When I worked as a journalist, I once pitched a story on “urban exploration” or “Urbex”—a hobby spawned online where people climb into abandoned military bunkers and Victorian asylums and the like. “Oh, you mean people who break and enter?” said my editor, an ex-tabloid hack. “Urban exploration,” he sneered. Given that journalists will happily do things like nab a family picture off the mantelpiece to get the goods for a story about a drowned child—the parents having declined, and your colleague having distracted them—it seems strange to find such delicate moral sensibilities among them. Well, journalism—contrary to the Clark Kent image—exists to cover things up, not reveal. So, naturally, journalists are not interested in anything that might reveal buried secrets—especially via an activity that is superficially illegal and possibly unpopular with the public, unlike phone hacking (only deplorable when you get caught at it).


Activities like Urbex constitute genuine progress. Genuine progress requires individuals prepared to go into new territory, possibly illegal and dangerous, in order to test the limits. For, indeed, is it illegal to wander around an ex-military bunker at night? Try it and you may find out that much more is permitted than you thought—and that trespass is only a civil offence that almost no one is going to bring you to court for. If you never try, you never know—you can respect property in principle, but why not see where those limits lie practice? Perhaps you will turn up hypocrisies and contradictions in existing property law.


Progress depends on those people, all of them men, who are prepared to “urban explore”. A proportion will walk across a decayed steel beam in the dark and die or be crippled, a proportion will genuinely overstep the mark and be imprisoned for a property violation—a proportion will have to have pellets removed from their behind thanks to the farmer’s shotgun.
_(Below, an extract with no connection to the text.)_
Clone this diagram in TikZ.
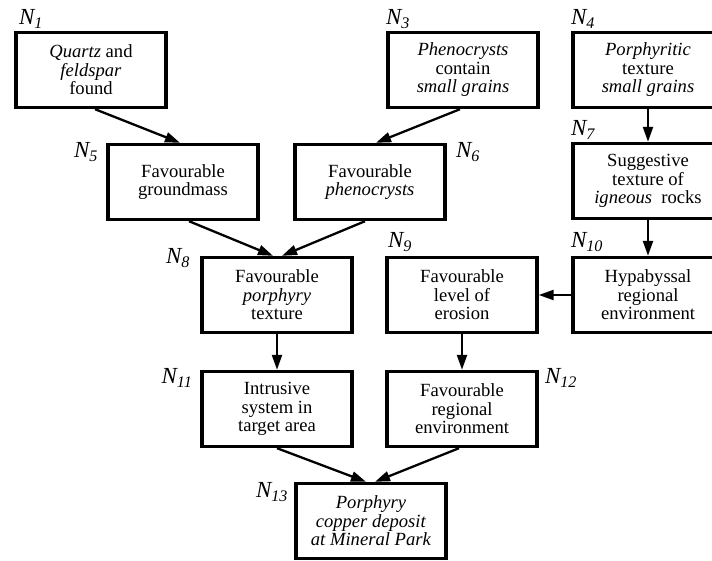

All these men are counterbalanced by those who reveal the real limits to personal freedom, information about concealed government programs, and the mysterious beauty found in desolation and decay. These “free spirits”, these outsiders—these Nietzscheans, in spirit if not in self-conception.


Conservatives will tsk and say this behaviour is rude and probably criminal and definitely anti-social (“Our sacred right to private property must not be infringed…”)—although they do not know it is so, not until you try and not until you look into the matter through personal experience. Freedom is not given, not through confected “human rights” or even through supposed traditional and conservative “negative rights”. Freedom is determined by the capacity and ability of men and groups of men to exercise and establish that freedom—in this case, to explore forbidden or occult territory.


Fake “progress” comes about when an intellectual, a Marx, sits in his study and writes about how “capitalism” needs to be entirely stripped out for man to progress—whereas if he spent a day in Hyde Park running a lemonade stand his perspective would be entirely different, much more limited in scope and yet somehow more universal and more real. The same goes for the journalist who sits and sneers from his office and the conservative pundit who decries this “rude” and “abnormal” behaviour. This is all false progress and false tradition that explores no new territory and defends no natural instinct—it has no experiential component and no relation to man’s basic needs.


Genuine progress requires individuals and small groups of individuals prepared to explore the limits without preconceptions—to see what the limit of, for example, private property really is in their society, as opposed to what convention or the laws on the books say. Cromwell: “No one rises so high as he who knows not whither he is going.” Formal progressives definitely know the end goal: equality. Conservatives think they have reached the goal: tradition, conformism, caution. Yet only those who go into the mystery without preconception are really free, progressive, and on the ascent.